Port Jefferson, N.Y. is making math and science fun again.
Located on East Broadway, the Maritime Explorium, which first opened its doors in 2005, provides parents and children in the area a space to participate in educational, hands-on activities together while also exposing children to science, technology, engineering and mathematics (STEM) subjects in an environment that highlights Long Island’s maritime history and heritage.
“It was a vision of many professionals in the area who felt there was nothing in Port Jefferson that they constructively they could do with their children,” Carole Van Duyn, a retired teacher who now works at the Explorium, said. “They felt there was wonderful shopping, wonderful restaurants but nothing for them to engage with their children and actively play with them.”
Loud, busy and bustling, the Explorium inhabits the historic Chandlery Building that was originally owned by the Bayles family. In the early 20th century, it was used as a warehouse for ship and boat supplies and is now about the size of a two-story, three bedroom home. Although it is only open from 1 p.m. to 5 p.m. on the weekends, it receives between 40 and 50 visitors of all ages each day. Visitors pay $5 per person and members and children under 1 enter free of charge. Memberships for families with one child is $50 a year and each additional child adds $25 to the membership cost.
The Explorium was originally named The Childrens Maritime Museum, but was renamed to better reflect the facility’s interactiveness. It was reopened as the Maritime Explorium in 2011.

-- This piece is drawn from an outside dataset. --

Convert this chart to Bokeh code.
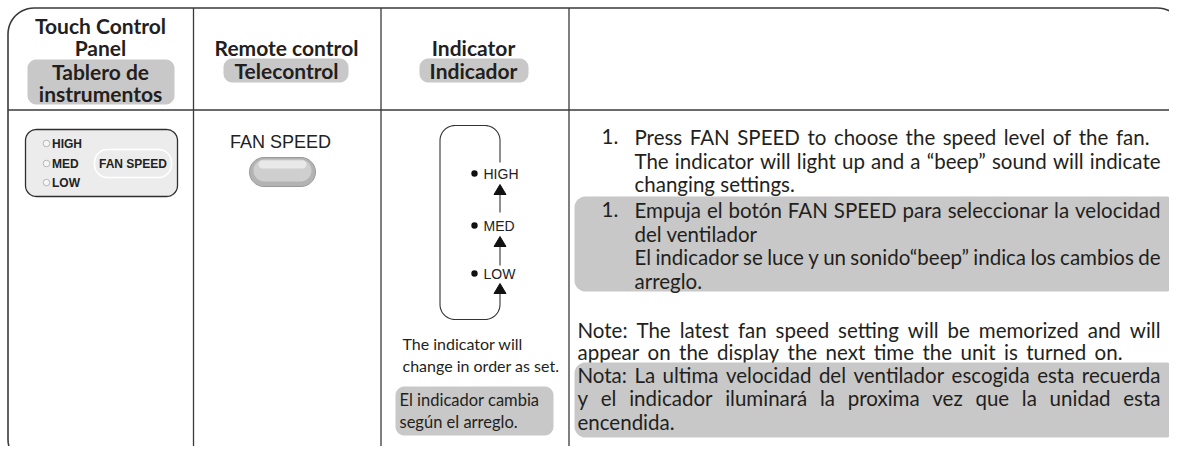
import glob
import os
import subprocess
import numpy as np
from bokeh.plotting import figure
from bokeh.models import Range1d
from bokeh.core.properties import value
from bokeh.embed import file_html
from bokeh.resources import INLINE

# ---------------- content ----------------
head_en = [["Touch Control", "Panel"], ["Remote control"], ["Indicator"]]
head_es = [["Tablero de", "instrumentos"], ["Telecontrol"], ["Indicador"]]
panel_levels = ["HIGH", "MED", "LOW"]
button_label = "FAN SPEED"
indicator_levels = ["HIGH", "MED", "LOW"]
ind_note_en = ["The indicator will", "change in order as set."]
ind_note_es = ["El indicador cambia", "según el arreglo."]
step_num = "1."
step_en = ["Press FAN SPEED to choose the speed level of the fan.",
           "The indicator will light up and a \u201cbeep\u201d sound will indicate",
           "changing settings."]
step_es = ["Empuja el botón FAN SPEED para seleccionar la velocidad",
           "del ventilador",
           "El indicador se luce y un sonido\u201cbeep\u201d indica los cambios de",
           "arreglo."]
note_en = ["Note:  The latest fan speed setting will be memorized and will",
           "appear on the display the next time the unit is turned on."]
note_es = ["Nota:  La ultima velocidad del ventilador escogida esta recuerda",
           "y el indicador iluminará la proxima vez que la unidad esta",
           "encendida."]

# ---------------- layout / style ----------------
W, H = 1169, 446
INK = "#231f20"
FRAME = "#3a3a3a"
GRAY = "#c8c8c8"
BODY = "Lato"
SANS = "Liberation Sans"

p = figure(width=W, height=H, output_backend="svg", toolbar_location=None,
           x_range=Range1d(0, W), y_range=Range1d(H, 0),
           min_border=0, outline_line_color=None)
p.axis.visible = False
p.grid.visible = False
p.background_fill_color = "white"
p.border_fill_color = "white"


# ---- text measuring (for justified lines) ----
def _find_lato():
    for root in ["/usr/share/fonts", "/usr/local/share/fonts", os.path.expanduser("~/.fonts"),
                 os.path.expanduser("~/.local/share/fonts")]:
        hits = glob.glob(os.path.join(root, "**", "Lato-Regular.ttf"), recursive=True)
        if hits:
            return hits[0]
    try:
        out = subprocess.run(["fc-match", "-f", "%{file}", "Lato:style=Regular"],
                             capture_output=True, text=True, timeout=5).stdout.strip()
        if out and "lato" in out.lower():
            return out
    except Exception:
        pass
    return None


_measure_font = None
try:
    from PIL import ImageFont
    _path = _find_lato()
    if _path:
        _measure_font = ImageFont.truetype(_path, size=200)
except Exception:
    _measure_font = None

_cw = {'a': .51, 'b': .56, 'c': .47, 'd': .56, 'e': .53, 'f': .33, 'g': .50, 'h': .56,
       'i': .24, 'j': .24, 'k': .50, 'l': .24, 'm': .84, 'n': .56, 'o': .56, 'p': .56,
       'q': .56, 'r': .36, 's': .42, 't': .35, 'u': .56, 'v': .50, 'w': .76, 'x': .49,
       'y': .50, 'z': .45, 'á': .51, 'ó': .56, '.': .24, ':': .24, ',': .24,
       '\u201c': .35, '\u201d': .35}


def measure(s, size):
    if _measure_font is not None:
        return _measure_font.getlength(s) * size / 200.0
    return sum(_cw.get(c, .62 if c.isupper() else .55) for c in s) * size


def rrect(x0, y0, x1, y1, r, n=14):
    pts = [(x1 - r, y0 + r, -90, 0), (x1 - r, y1 - r, 0, 90),
           (x0 + r, y1 - r, 90, 180), (x0 + r, y0 + r, 180, 270)]
    xs, ys = [], []
    for cx, cy, a0, a1 in pts:
        t = np.radians(np.linspace(a0, a1, n))
        xs.extend(cx + r * np.cos(t))
        ys.extend(cy + r * np.sin(t))
    xs.append(xs[0]); ys.append(ys[0])
    return xs, ys


def box(x0, y0, x1, y1, r, fill=GRAY, line=None, lw=1):
    xs, ys = rrect(x0, y0, x1, y1, r)
    p.patch(xs, ys, fill_color=fill if fill else "white", fill_alpha=1 if fill else 0,
            line_color=line, line_width=lw)


def txt(x, y, s, size, font=BODY, bold=False, align="left", color=INK):
    p.text(x=[x], y=[y], text=[s], text_font=value(font), text_font_size=f"{size}px",
           text_font_style="bold" if bold else "normal", text_align=align,
           text_baseline="middle", text_color=color)


def justify(line, x0, x1, y, size):
    words = line.split()
    wl = [measure(w, size) for w in words]
    gap = (x1 - x0 - sum(wl)) / (len(words) - 1)
    gap = max(gap, 0.18 * size)
    x = x0
    for w, l in zip(words, wl):
        txt(x, y, w, size)
        x += l + gap


# ---------------- frame & grid ----------------
fx0, fy0, fx1, fy1 = 7.5, 7.5, 1183, 465
xs, ys = rrect(fx0, fy0, fx1, fy1, 26)
p.line(xs, ys, line_color=FRAME, line_width=1.6)
col_x = [193, 380.5, 568.5]
for cx in col_x:
    p.line([cx, cx], [fy0, fy1], line_color=FRAME, line_width=1.3)
p.line([fx0, fx1], [109.5, 109.5], line_color=FRAME, line_width=1.6)

# ---------------- headers ----------------
HS = 21
hx = [100, 286, 473]
txt(hx[0], 25, head_en[0][0], HS, bold=True, align="center")
txt(hx[0], 47, head_en[0][1], HS, bold=True, align="center")
box(27, 59, 174, 104, 9)
txt(hx[0], 71, head_es[0][0], HS, bold=True, align="center")
txt(hx[0], 93, head_es[0][1], HS, bold=True, align="center")

txt(hx[1], 47, head_en[1][0], HS, bold=True, align="center")
box(223, 58, 348, 82, 9)
txt(hx[1], 70, head_es[1][0], HS, bold=True, align="center")

txt(hx[2], 47, head_en[2][0], HS, bold=True, align="center")
box(419, 58, 528, 82, 9)
txt(hx[2], 70, head_es[2][0], HS, bold=True, align="center")

# ---------------- touch control panel ----------------
box(25, 129, 177, 196, 11, fill="#ececec", line="#2e2e2e", lw=1.3)
box(94, 149, 171, 177, 13, fill=None, line="#ffffff", lw=1.6)
led_y = [143, 163, 182]
p.circle(x=[46] * 3, y=led_y, radius=3.3, fill_color="#f6f6f6", line_color="#a8a8a8", line_width=0.8)
for lab, yy in zip(panel_levels, led_y):
    txt(51.5, yy, lab, 12, font=SANS, bold=True, color="#222222")
txt(132.5, 163, button_label, 12, font=SANS, bold=True, align="center", color="#222222")

# ---------------- remote control ----------------
txt(280, 141, button_label, 18, font=SANS, align="center", color="#222222")
box(249, 157, 315, 186, 14.5, fill="#b3b3b3", line="#999999", lw=1)
box(253, 159, 311, 181, 11, fill="#cfcfcf", line=None)
box(258, 160, 306, 168, 4, fill="#e9e9e9", line=None)

# ---------------- indicator ----------------
ix0, iy0, ix1, iy1, ir = 439.5, 125, 499.5, 319, 15
t1 = np.radians(np.linspace(-90, -180, 14))
t2 = np.radians(np.linspace(180, 90, 14))
t3 = np.radians(np.linspace(90, 0, 14))
t0 = np.radians(np.linspace(0, -90, 14))
ox, oy = [ix1], [162]
ox += list(ix1 - ir + ir * np.cos(t0)); oy += list(iy0 + ir + ir * np.sin(t0))
ox += list(ix0 + ir + ir * np.cos(t1)); oy += list(iy0 + ir + ir * np.sin(t1))
ox += list(ix0 + ir + ir * np.cos(t2)); oy += list(iy1 - ir + ir * np.sin(t2))
ox += list(ix1 - ir + ir * np.cos(t3)); oy += list(iy1 - ir + ir * np.sin(t3))
ox += [ix1]; oy += [292]
p.line(ox, oy, line_color="#333333", line_width=1.1)
for a, b in [(193, 212), (245, 265)]:
    p.line([ix1, ix1], [a, b], line_color="#333333", line_width=1.1)
tips = [184, 236, 283]
p.patches([[ix1 - 6, ix1, ix1 + 6] for _ in tips], [[t + 10, t, t + 10] for t in tips],
          fill_color="#111111", line_color="#111111")
ind_y = [173, 225, 273]
p.circle(x=[474] * 3, y=ind_y, radius=3.2, fill_color="#111111", line_color=None)
for lab, yy in zip(indicator_levels, ind_y):
    txt(483, yy, lab, 14, font=SANS, color="#222222")

txt(402, 343, ind_note_en[0], 16)
txt(402, 365, ind_note_en[1], 16)
box(395, 386, 553, 435, 9)
txt(399, 399, ind_note_es[0], 16.5)
txt(399, 421, ind_note_es[1], 16.5)

# ---------------- description column ----------------
FS = 20.5
nx, tx, bx, rx = 601, 634, 577, 1160
txt(nx, 136, step_num, FS)
justify(step_en[0], tx, 1149, 136, FS)
justify(step_en[1], tx, rx, 160, FS)
txt(tx, 183, step_en[2], FS)

box(574, 196, 1176, 291, 11)
txt(nx, 209, step_num, FS)
justify(step_es[0], tx, rx, 209, FS)
txt(tx, 233, step_es[1], FS)
justify(step_es[2], tx, rx, 256, FS)
txt(tx, 280, step_es[3], FS)

justify(note_en[0], bx, rx, 329, FS)
justify(note_en[1], bx, 1122, 351, FS)

box(574, 362, 1176, 437, 11)
justify(note_es[0], bx, rx, 374, FS)
justify(note_es[1], bx, rx, 397, FS)
txt(bx, 421, note_es[2], FS)

open("out.html", "w").write(file_html(p, INLINE))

“We felt the Maritime Explorium really addressed the activities and our STEM focus,” Van Duyn said. “We used to be The Children’s Maritime Museum and many people said ‘what do you have to look at?’ rather than exploring all the different opportunities and challenges.”
At a station that consists of a lifesize boat full of rice, children learn to make educated guesses and estimate how much rice can fit in different containers. Sitting outside the boat is Katy Johnston, a writing professor at Stony Brook University and a first time visitor with her daughter Helena. She said was impressed with the explorium’s accommodation of younger children.
“We are loving it,” Johnston said. “[Helena’s] only 19 months old so I wasn’t sure if it would be age-appropriate for her. I figured this place would be geared towards older students and children and as it turns, out there’s lots of fun things for toddlers here.”
In terms of the learning environment, Johnston said the focus on the STEM subjects is apparent, but the Explorium is also designed to cater to each age group.
“The STEM subjects at this age, that comes down to really that sign right there,” she said, pointing to table with a tray of seashells. “[It] says ‘can you sort any of these objects’, can you find any patterns, what properties can you identify, things like sorting, stacking, those are the sort of natural activities that toddlers are interested in.”
At another exhibit, children are given the tools to build a circuit to provide electricity in a lighthouse. There’s also a signal center where they can send messages back and forth to one another using pictures and morse code.
For others, the Explorium is less of an educational space and more of a place for families to spend time together. While the Explorium does allow parents to drop their children off for a couple of hours, most choose to stay. Herman Werner, who is a member of the Maritime Explorium’s Board of Directors, brings his granddaughter on Sundays and enjoys it himself.
“There’s so much to do. It’s not something where you just sit back and you just let the child play,” Werner said. “There’s so much even for the adults to do, especially working with the children. It keeps the parents interested.”
As a nonprofit organization, Van Duyn said that most of the money comes from grant writing and private donations. In 2013, the Explorium was the recipient of the Selma Greenberg Memorial Fund Grant, which gave the Explorium $5,000 in support of STEM for Girls at the Maritime Explorium.
According to the Explorium’s income tax exemption form, in 2011 it received $124,777 of its $162,872 total revenue from contributions, gifts, grants and other similar donations. $1,125 came from membership and visiting fees.
However, the amount that children learn and the skills they gain at the Explorium play a role in its growing membership.
“They’re moving from one thing to another and they’re using their mind,” Van Duyn said. “It’s all spatial relationship and all constructivist engineering science but they’re all having fun for two, three hours. Almost always the parents then buy a membership for a full year and bring their friends. It’s mostly word of mouth.”
Maggie, a seven-year-old from Port Jefferson, has been a frequent Explorium visitor since she was three. While she has outgrown some of the attractions, there are still other activities she can participate in.
“I really like doing the marshmallows and toothpicks [to build structures] and sending messages,” she said. “I used to like playing in the rice boat but I don’t really like it anymore. I just feel like I can’t fit anymore.”
But for Van Duyn, no matter how old the children get, the Explorium experience is enjoyable all around.
“When I retired, my husband said to me, ‘you’re going to miss working with the children’,” she said. “It’s just so exciting to play, to actively play and constructively play and lead children to those ‘ah-ha’ and ‘wow’ moments.”